Your struct is present in stack which contains a pointer pointing to that base address. When the struct object leaves the scope, the object is deallocated , i.e. the pointer containig the address of allocated heap memory block is gone, but the heap memory itself is still allocated which you can't deallocate now.
You need to call delete if memory allocated and pointer returned to num. Here num is a pointer inside a structure. Memory for num is allocated when you declare structure variable. But memory address which is allocated by new should be un-allocated by calling delete
Memory for the pointer itself will be deallocated when the object is destroyed, as it is for any class member. However, the array it points to won't be deleted - there is no way to know what the pointer points to, whether it was allocated by new or new[] or not dynamically allocated at all, or whether anything else still wants to use it. To avoid memory leaks, you should delete it, with the array form delete [] ms.nums;, once you've finished with it.
Since it's often hard to do this correctly, why not use a library class to manage the array correctly for you?
#include <vector>
struct MyStruct
{
std::vector<int> nums;
};
MyStruct ms;
ms.nums.resize(4);
Now all the memory will be released automatically when ms is destroyed; and the class is correctly copyable and (since C++11) efficiently movable.
The struct is allocated on the stack, which basically is a pointer to an Array. the array is allocated on the heap. Every time you write "new" that means that the allocation is on the heap therefore you need to "delete" it. On the other hand the struct will be remove as soon as you exit the function.
When program exit, OS will free all memory allocated by your program.
On the other hand, if a memory allocation occurs multiple times during the life of the program, then surely it should be released to prevent dangling pointers.
there are quite a few faces for the new operator in c++, but I'm interested in placement new.
Suppose you allocate memory at a specific memory location
int memoryPool[poolSize*sizeof(int)];
int* p = new (mem) int; //allocates memory inside the memoryPool buffer
delete p; //segmentation fault
How can I correctly deallocate memory in this case?

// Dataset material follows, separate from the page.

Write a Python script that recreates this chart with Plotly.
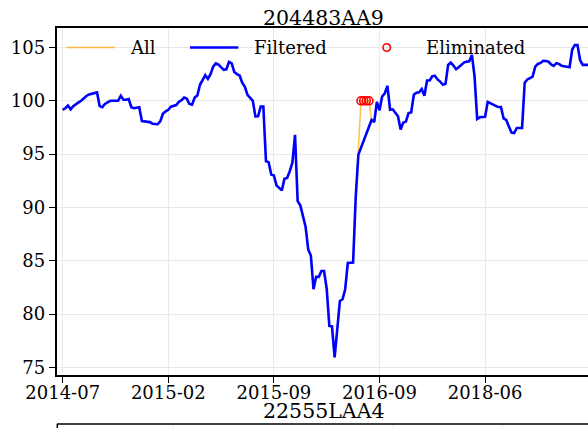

What if instead of built-in type int I would use some class called myClass?
myClass memoryPool[poolSize*sizeof(myClass )];
myClass * p = new (mem) myClass ; //allocates memory inside the memoryPool buffer
delete p; //segmentation fault
Thanks for your help.
In the first case, there's no point in using placement new, since int doesn't have a constructor.
In the second case, it's either pointless (if myClass is trivial) or wrong, since there are already objects in the array.
You use placement new to initialise an object in a block of memory, which must be suitably aligned, and mustn't already contain a (non-trivial) object.
char memory[enough_bytes]; // WARNING: may not be properly aligned.
myClass * c = new (memory) myClass;
Once you've finished with it, you need to destroy the object by calling its destructor:
c->~myClass();
This separates the object's lifetime from that of its memory. You might also have to release the memory at some point, depending on how you allocated it; in this case, it's an automatic array, so it's automatically released when it goes out of scope.
In your case there is no need to deallocate it, your int array will be deallocated once you return from your function. You should only call explicitly your destructor:
p->~myclass();
to keep you buffer correctly aligned use std::aligned_storage, look in here for example:
http://www.cplusplus.com/reference/type_traits/aligned_storage/
Say I've got a class like this:
class Test
{
int x;
SomeClass s;
}
And I instantiate it like this:
Test* t = new Test;
Is x on the stack, or the heap? What about s?
Test a;
Test *t = new Test;
a, and all its members, are on the stack.
The object pointed to by t, and all its members, are on the heap.
The pointer t is on the stack.
Each time you "instantiate" an object/symbol using a new (we are speaking C++ here), a new memory zone will be allocated for this object. If not, it will be put on the "local" memory zone.
The problem is that I have no standard definition for "local" memory zone.
An example
This means that, for example:
struct A
{
A()
{
c = new C() ;
}
B b ;
C * c ;
}
void doSomething()
{
A aa00 ;
A * aa01 = new A() ;
}
The object aa00 is allocated on the stack.
As aa00::b is allocated on a "local" memory according to aa00, aa00::b is allocated inside the memory range allocated by the new aa00 instruction. Thus, aa00::b is also allocated on stack.
But aa00::c is a pointer, allocated with new, so the object designed by aa00::c is on the heap.
Now, the tricky example: aa01 is allocated via a new, and as such, on the heap.
In that case, as aa01::b is allocated on a "local" memory according to aa01, aa01::b is allocated inside the memory range allocated by the new aa01 instruction. Thus, aa01::b is on the heap, "inside" the memory already allocated for aa01.
As aa01::c is a pointer, allocated with new, the object designed by aa01::c is on the heap, in another memory range than the one allocated for aa01.
Conclusion
So, the point of the game is:
1 - What's the "local" memory of the studied object: Stack of Heap?
2 - if the object is allocated through new, then it is outside this local memory, i.e., it is elsewhere on the heap
3 - if the object is allocated "without new", then it is inside the local memory.
4 - If the "local" memory is on the stack, then the object allocated without new is on the stack, too.
5 - If the "local" memory is on the heap, then the object allocated without new is on the heap, too, but still inside the local memory.
Sorry, I have no better vocabulary to express those concepts.
Since you've used new, it's all on the heap, stored [more or less] contiguously in t's memory area.
t is on the stack. The object at *t is on the heap. It contains an int and a SomeClass object next to each other in a unit.
Since you're using new, you're allocating your object on the heap. Consequently, every members of the Test pointed by t are on the heap too.
class MyClass {
int i;
MyInnerClass m;
MyInnerClass *p = new MyInnerClass();
}
MyClass a;
MyClass *b = new MyClass();
a is on the stack; its members a.i and a.m (including any members of a.m) and a.p (the pointer, not the object it points to) are part of it and so also on the stack.
The object pointed to by a.p is on the heap.
The object pointed to by b is on the heap, including all its members; and so is the object pointed to by b.p.